Car il faut en être conscient : ce n’est pas une voie démocratique saine que de décrocher le pompon une fois tous les cinq ans, puis de passer en force à coups de 49-3, à coups de matraque, et 27 éborgnés, 5 mains arrachées, 321 crânes ouverts chez les Gilets jaunes, et la retraite à 64 ans imposée, et les émeutes réprimées dans les quartiers.
Le sociologue Grégoire Chamayou évoque l’avènement du « libéralisme autoritaire » pour définir la période que nous vivons. Pourquoi nous impose-t-on, finalement, leurs politiques ? Parce que ce monde mortifère, celui du tryptique « concurrence – croissance – mondialisation », ne fait plus rêver personne : ce monde, leur monde, personne n’en veut plus. Les gens aspirent à autre chose. Nos dirigeants le savent, mais ne veulent pas lâcher le volant. C’est que si leur politique ne fonctionne pas, elle a l’immense avantage de servir leurs intérêts. Alors ils l’imposent, coûte que coûte, par la force. Comme des gosses pris sur le fait, en train de voler des bonbons chez le marchand, mais qui se gavent jusqu’au bout, jusqu’à ce qu’on les leur retire des mains. Macron et ses clones savent leur temps expiré : ils se gavent jusqu’à la dernière seconde, et ne prennent même plus la peine de mettre des gants.

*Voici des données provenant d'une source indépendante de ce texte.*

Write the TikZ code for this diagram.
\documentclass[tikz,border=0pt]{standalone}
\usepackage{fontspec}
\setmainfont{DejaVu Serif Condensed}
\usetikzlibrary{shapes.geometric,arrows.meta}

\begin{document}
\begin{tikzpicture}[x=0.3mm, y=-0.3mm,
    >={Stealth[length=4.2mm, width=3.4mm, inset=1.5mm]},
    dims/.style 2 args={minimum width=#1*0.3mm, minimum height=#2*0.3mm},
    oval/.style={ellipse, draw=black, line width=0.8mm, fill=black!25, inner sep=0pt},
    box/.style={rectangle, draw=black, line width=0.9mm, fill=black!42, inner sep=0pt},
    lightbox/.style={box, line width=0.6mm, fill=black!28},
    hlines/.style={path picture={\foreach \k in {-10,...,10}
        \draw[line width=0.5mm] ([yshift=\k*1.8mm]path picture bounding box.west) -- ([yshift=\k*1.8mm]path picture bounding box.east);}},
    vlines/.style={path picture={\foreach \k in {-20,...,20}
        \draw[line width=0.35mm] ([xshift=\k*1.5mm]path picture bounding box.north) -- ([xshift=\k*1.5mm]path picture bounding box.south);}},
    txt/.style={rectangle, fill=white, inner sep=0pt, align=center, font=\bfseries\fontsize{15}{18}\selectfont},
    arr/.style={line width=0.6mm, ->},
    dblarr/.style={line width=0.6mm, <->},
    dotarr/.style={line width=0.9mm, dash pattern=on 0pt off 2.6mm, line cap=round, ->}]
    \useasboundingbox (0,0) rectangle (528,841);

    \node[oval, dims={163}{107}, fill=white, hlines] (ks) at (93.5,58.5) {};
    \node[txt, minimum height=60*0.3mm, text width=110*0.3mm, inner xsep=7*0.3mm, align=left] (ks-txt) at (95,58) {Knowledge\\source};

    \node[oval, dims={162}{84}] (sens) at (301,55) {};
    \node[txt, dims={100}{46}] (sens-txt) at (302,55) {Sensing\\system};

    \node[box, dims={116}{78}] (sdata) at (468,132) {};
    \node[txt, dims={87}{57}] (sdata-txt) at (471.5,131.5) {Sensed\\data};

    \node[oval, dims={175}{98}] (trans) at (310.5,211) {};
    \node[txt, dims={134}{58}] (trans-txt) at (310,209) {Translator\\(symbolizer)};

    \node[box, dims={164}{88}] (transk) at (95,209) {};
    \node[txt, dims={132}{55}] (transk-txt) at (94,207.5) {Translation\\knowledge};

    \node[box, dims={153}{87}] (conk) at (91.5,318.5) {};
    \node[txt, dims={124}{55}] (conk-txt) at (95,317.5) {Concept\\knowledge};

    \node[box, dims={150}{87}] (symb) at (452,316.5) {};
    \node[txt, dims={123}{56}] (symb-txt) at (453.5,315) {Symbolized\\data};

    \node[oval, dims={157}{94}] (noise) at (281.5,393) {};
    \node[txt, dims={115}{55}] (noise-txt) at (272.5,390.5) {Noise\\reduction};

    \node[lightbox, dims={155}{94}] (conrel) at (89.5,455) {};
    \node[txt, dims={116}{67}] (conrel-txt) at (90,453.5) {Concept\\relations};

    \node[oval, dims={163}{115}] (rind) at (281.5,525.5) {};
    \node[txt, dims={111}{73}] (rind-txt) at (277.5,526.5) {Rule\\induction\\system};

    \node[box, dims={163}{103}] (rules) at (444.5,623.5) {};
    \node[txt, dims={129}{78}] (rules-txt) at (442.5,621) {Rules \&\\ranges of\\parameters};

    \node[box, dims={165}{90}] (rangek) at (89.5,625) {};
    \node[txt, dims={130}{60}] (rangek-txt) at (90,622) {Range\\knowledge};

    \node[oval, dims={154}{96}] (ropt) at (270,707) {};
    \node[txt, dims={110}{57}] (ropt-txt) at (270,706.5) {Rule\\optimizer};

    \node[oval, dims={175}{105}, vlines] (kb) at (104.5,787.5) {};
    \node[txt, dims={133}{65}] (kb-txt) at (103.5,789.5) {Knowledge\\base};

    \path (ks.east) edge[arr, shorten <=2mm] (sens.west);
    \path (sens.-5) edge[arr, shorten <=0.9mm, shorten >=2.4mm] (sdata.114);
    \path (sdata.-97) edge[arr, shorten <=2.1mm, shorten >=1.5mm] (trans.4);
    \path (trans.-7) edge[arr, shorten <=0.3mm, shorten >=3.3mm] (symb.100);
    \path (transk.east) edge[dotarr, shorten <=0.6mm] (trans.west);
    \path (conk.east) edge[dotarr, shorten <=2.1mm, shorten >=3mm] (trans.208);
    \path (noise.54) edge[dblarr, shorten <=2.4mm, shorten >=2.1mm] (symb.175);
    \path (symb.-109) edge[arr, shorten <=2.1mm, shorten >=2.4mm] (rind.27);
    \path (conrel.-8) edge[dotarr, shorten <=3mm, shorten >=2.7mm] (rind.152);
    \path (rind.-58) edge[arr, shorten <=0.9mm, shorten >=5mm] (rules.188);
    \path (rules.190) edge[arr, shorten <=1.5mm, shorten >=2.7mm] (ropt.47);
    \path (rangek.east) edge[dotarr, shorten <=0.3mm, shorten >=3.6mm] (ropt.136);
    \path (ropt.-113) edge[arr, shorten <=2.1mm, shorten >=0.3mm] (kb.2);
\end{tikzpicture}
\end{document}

Je terminais ces lignes, fin septembre, quand Bruno Retailleau, le ministre de l’Intérieur, nous expliquait que « l’État de droit, ça n’est pas intangible, ni sacré ». Belle perspective. Mais tout cela, ce déni de la démocratie, ces décisions qu’on impose par la force, tout cela ne sort pas de nulle part. Malgré son âge, Emmanuel Macron est l’héritier d’une tradition politique, ce « libéralisme autoritaire », donc, qui a grandi dans les états-Unis des années 70 avec Milton Friedman ou Friedrich Hayek. Incarné, plus tard, par Margaret Thatcher en Angleterre, dont Macron pourrait faire sienne, sans ciller, l’une des citations les plus célèbres : « Le libre choix doit s’exercer sur le marché plutôt que dans les urnes. » Sans le peuple, contre le peuple, ils servent les intérêts d’une classe, la leur. Mais contrairement à la démocratie une fois qu’on y a goûté, la force de coercition ne peut durer qu’un temps – même s’il est toujours trop long.